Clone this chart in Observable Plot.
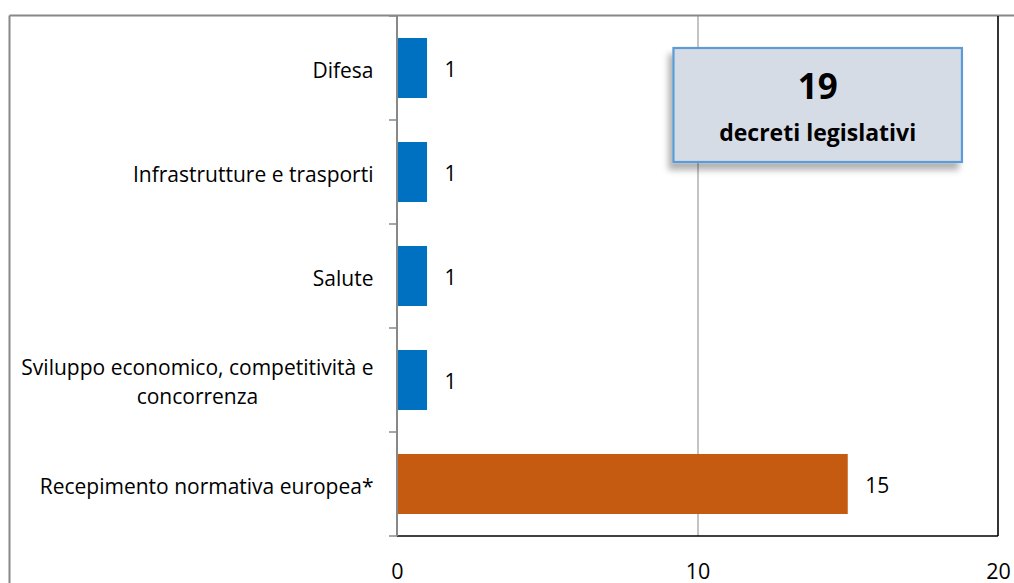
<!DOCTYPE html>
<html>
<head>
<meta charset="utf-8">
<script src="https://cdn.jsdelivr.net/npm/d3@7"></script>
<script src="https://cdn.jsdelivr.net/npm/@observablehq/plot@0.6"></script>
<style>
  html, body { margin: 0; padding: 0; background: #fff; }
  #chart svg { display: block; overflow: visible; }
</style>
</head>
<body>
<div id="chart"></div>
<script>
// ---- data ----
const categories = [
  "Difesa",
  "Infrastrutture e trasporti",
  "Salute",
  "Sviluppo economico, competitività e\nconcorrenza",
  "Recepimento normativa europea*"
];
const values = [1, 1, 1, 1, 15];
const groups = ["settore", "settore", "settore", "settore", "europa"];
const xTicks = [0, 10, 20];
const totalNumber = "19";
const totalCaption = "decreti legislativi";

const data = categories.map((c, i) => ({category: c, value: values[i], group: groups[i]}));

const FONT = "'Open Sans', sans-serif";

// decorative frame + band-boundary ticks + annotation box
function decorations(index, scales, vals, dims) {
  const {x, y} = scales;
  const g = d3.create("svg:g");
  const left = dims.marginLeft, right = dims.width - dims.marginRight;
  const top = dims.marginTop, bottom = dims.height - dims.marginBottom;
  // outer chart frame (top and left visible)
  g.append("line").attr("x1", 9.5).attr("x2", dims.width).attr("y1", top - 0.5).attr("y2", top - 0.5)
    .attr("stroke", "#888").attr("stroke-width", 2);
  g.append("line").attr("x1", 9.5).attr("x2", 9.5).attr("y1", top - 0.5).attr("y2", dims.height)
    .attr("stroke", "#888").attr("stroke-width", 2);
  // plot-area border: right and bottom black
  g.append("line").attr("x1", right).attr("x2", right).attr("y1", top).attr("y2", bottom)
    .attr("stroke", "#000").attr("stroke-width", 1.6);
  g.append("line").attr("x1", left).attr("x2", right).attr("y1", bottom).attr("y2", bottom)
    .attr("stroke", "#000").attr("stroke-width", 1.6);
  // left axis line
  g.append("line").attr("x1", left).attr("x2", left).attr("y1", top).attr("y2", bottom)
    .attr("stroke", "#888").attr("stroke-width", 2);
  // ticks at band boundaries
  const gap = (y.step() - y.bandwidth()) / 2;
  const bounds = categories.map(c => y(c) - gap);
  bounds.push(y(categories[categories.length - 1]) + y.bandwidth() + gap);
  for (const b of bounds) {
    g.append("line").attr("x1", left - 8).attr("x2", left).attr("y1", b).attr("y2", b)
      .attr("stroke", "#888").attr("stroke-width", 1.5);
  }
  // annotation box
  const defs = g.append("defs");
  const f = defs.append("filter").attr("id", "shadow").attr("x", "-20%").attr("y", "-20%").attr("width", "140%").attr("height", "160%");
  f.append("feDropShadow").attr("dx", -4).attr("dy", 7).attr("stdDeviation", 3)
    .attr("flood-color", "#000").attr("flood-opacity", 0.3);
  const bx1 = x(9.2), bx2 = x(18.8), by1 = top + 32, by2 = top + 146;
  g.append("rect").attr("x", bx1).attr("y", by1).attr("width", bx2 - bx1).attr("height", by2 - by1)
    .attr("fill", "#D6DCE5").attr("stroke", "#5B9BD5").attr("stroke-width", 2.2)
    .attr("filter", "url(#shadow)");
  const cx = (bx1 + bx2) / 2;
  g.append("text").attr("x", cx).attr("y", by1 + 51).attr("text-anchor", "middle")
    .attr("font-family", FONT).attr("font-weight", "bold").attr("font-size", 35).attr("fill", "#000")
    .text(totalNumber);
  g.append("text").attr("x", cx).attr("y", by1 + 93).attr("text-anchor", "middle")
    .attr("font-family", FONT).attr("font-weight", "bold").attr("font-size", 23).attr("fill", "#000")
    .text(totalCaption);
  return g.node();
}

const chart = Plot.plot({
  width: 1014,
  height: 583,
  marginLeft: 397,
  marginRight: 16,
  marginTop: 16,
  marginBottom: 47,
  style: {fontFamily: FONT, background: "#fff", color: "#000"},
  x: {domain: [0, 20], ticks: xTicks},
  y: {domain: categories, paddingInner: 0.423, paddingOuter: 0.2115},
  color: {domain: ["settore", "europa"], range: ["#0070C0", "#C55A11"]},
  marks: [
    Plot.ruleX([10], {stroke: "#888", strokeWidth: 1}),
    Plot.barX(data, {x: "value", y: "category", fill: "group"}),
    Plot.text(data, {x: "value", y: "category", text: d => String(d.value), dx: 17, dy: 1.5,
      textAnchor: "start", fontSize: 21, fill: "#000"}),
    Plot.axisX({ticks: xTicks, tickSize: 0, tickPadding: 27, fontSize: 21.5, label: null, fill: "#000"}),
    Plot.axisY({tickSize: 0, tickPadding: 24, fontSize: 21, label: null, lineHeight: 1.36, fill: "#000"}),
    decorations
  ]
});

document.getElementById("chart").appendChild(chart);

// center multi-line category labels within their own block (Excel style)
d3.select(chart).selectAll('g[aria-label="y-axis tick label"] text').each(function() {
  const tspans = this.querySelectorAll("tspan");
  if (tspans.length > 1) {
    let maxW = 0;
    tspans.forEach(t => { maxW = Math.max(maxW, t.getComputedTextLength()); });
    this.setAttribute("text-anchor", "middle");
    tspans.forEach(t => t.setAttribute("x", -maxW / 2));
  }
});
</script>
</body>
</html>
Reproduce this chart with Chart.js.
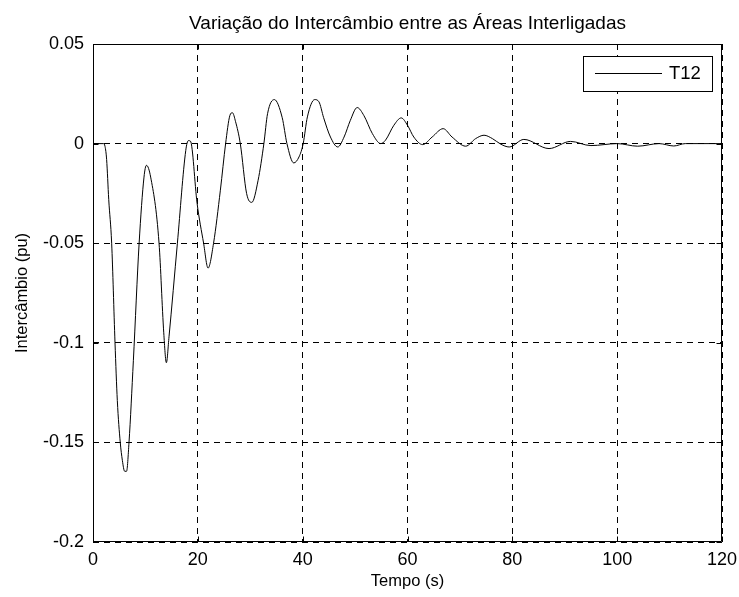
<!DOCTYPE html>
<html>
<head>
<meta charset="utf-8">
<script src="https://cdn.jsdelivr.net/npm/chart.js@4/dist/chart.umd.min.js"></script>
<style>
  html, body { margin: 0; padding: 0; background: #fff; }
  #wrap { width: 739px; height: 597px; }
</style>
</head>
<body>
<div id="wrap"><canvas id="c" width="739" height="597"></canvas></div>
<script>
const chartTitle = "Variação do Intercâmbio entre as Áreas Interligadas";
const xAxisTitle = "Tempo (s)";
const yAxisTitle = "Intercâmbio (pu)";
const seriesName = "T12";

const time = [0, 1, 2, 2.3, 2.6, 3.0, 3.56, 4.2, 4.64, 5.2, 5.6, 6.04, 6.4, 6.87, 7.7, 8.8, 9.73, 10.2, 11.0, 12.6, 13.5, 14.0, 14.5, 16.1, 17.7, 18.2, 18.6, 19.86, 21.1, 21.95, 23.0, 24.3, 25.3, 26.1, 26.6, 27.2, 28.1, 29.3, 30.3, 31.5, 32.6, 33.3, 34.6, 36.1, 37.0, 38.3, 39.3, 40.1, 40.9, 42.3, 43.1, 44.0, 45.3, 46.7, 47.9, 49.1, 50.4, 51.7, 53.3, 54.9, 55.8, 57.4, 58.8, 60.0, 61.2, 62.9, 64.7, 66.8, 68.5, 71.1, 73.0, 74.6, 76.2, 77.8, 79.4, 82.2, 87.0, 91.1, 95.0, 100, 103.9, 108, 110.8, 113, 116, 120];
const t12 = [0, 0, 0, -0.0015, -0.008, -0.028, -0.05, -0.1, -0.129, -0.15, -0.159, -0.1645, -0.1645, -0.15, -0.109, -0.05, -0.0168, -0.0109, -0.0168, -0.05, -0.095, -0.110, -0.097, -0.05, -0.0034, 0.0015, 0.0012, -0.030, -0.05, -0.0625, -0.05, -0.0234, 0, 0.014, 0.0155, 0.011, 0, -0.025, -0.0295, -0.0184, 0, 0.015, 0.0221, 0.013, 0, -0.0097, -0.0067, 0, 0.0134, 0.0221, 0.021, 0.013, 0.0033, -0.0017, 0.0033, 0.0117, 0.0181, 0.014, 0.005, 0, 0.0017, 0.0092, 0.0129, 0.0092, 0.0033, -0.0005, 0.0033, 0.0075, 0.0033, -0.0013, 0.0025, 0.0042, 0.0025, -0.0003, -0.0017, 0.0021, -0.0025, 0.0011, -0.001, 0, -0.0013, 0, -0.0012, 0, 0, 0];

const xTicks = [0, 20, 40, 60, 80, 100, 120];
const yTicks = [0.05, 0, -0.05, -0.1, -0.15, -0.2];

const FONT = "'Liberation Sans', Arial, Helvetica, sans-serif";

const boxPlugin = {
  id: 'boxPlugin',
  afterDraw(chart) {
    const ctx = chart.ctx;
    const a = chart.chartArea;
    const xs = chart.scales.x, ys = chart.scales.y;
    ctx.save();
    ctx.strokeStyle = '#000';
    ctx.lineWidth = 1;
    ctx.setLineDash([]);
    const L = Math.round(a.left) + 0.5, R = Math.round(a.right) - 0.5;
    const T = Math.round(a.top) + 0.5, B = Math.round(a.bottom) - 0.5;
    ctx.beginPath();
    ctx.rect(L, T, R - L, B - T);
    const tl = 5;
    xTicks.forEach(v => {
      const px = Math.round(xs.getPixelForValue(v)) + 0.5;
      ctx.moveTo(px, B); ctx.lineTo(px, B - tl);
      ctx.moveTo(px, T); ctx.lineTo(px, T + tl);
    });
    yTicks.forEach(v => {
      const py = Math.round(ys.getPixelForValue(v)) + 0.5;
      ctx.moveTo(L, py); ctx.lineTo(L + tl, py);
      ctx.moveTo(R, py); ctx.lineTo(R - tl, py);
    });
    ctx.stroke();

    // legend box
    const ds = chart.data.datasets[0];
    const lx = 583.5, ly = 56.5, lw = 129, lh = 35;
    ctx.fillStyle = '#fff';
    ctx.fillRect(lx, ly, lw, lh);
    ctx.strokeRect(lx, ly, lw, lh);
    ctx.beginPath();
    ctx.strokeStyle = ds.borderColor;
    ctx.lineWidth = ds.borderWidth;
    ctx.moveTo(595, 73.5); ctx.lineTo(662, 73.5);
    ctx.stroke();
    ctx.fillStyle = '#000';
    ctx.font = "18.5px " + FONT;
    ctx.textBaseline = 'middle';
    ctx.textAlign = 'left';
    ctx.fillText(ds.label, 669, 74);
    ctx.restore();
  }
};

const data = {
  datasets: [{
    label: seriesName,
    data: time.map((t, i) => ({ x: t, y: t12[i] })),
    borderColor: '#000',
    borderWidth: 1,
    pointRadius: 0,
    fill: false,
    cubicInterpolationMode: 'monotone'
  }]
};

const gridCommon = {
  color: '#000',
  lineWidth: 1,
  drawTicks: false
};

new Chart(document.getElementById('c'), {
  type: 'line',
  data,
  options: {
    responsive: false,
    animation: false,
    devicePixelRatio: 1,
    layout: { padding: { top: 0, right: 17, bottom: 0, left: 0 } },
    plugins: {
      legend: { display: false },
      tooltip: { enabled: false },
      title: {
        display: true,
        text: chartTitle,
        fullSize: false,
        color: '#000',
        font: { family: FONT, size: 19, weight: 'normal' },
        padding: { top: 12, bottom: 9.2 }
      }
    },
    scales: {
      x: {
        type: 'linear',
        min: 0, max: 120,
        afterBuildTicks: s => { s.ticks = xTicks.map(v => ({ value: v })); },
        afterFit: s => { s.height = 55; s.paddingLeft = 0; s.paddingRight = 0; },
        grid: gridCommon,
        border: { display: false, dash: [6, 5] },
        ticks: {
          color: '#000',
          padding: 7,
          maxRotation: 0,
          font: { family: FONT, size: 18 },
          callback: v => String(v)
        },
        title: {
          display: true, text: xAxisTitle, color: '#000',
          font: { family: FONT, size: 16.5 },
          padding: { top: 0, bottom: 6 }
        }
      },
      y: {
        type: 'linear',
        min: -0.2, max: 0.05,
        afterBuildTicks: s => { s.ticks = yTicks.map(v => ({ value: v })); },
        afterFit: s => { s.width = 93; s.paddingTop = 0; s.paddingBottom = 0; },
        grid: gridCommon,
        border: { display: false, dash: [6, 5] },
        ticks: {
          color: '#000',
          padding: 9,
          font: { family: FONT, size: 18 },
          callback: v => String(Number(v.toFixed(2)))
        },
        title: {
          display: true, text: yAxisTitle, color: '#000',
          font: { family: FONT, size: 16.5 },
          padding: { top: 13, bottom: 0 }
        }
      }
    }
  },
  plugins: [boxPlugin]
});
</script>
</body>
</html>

※ ※ ※

> _WRITTEN PROBLEM_:
Leave out the pictures and quote exactly the lines from the one where "Reproduce this chart with Chart.js." appears to the one where "const yTicks = [0.05, 0, -0.05, -0.1, -0.15, -0.2];" appears, both ends counted.

> _SOLUTION FOR THIS TASK_:
Reproduce this chart with Chart.js.
<!DOCTYPE html>
<html>
<head>
<meta charset="utf-8">
<script src="https://cdn.jsdelivr.net/npm/chart.js@4/dist/chart.umd.min.js"></script>
<style>
  html, body { margin: 0; padding: 0; background: #fff; }
  #wrap { width: 739px; height: 597px; }
</style>
</head>
<body>
<div id="wrap"><canvas id="c" width="739" height="597"></canvas></div>
<script>
const chartTitle = "Variação do Intercâmbio entre as Áreas Interligadas";
const xAxisTitle = "Tempo (s)";
const yAxisTitle = "Intercâmbio (pu)";
const seriesName = "T12";

const time = [0, 1, 2, 2.3, 2.6, 3.0, 3.56, 4.2, 4.64, 5.2, 5.6, 6.04, 6.4, 6.87, 7.7, 8.8, 9.73, 10.2, 11.0, 12.6, 13.5, 14.0, 14.5, 16.1, 17.7, 18.2, 18.6, 19.86, 21.1, 21.95, 23.0, 24.3, 25.3, 26.1, 26.6, 27.2, 28.1, 29.3, 30.3, 31.5, 32.6, 33.3, 34.6, 36.1, 37.0, 38.3, 39.3, 40.1, 40.9, 42.3, 43.1, 44.0, 45.3, 46.7, 47.9, 49.1, 50.4, 51.7, 53.3, 54.9, 55.8, 57.4, 58.8, 60.0, 61.2, 62.9, 64.7, 66.8, 68.5, 71.1, 73.0, 74.6, 76.2, 77.8, 79.4, 82.2, 87.0, 91.1, 95.0, 100, 103.9, 108, 110.8, 113, 116, 120];
const t12 = [0, 0, 0, -0.0015, -0.008, -0.028, -0.05, -0.1, -0.129, -0.15, -0.159, -0.1645, -0.1645, -0.15, -0.109, -0.05, -0.0168, -0.0109, -0.0168, -0.05, -0.095, -0.110, -0.097, -0.05, -0.0034, 0.0015, 0.0012, -0.030, -0.05, -0.0625, -0.05, -0.0234, 0, 0.014, 0.0155, 0.011, 0, -0.025, -0.0295, -0.0184, 0, 0.015, 0.0221, 0.013, 0, -0.0097, -0.0067, 0, 0.0134, 0.0221, 0.021, 0.013, 0.0033, -0.0017, 0.0033, 0.0117, 0.0181, 0.014, 0.005, 0, 0.0017, 0.0092, 0.0129, 0.0092, 0.0033, -0.0005, 0.0033, 0.0075, 0.0033, -0.0013, 0.0025, 0.0042, 0.0025, -0.0003, -0.0017, 0.0021, -0.0025, 0.0011, -0.001, 0, -0.0013, 0, -0.0012, 0, 0, 0];

const xTicks = [0, 20, 40, 60, 80, 100, 120];
const yTicks = [0.05, 0, -0.05, -0.1, -0.15, -0.2];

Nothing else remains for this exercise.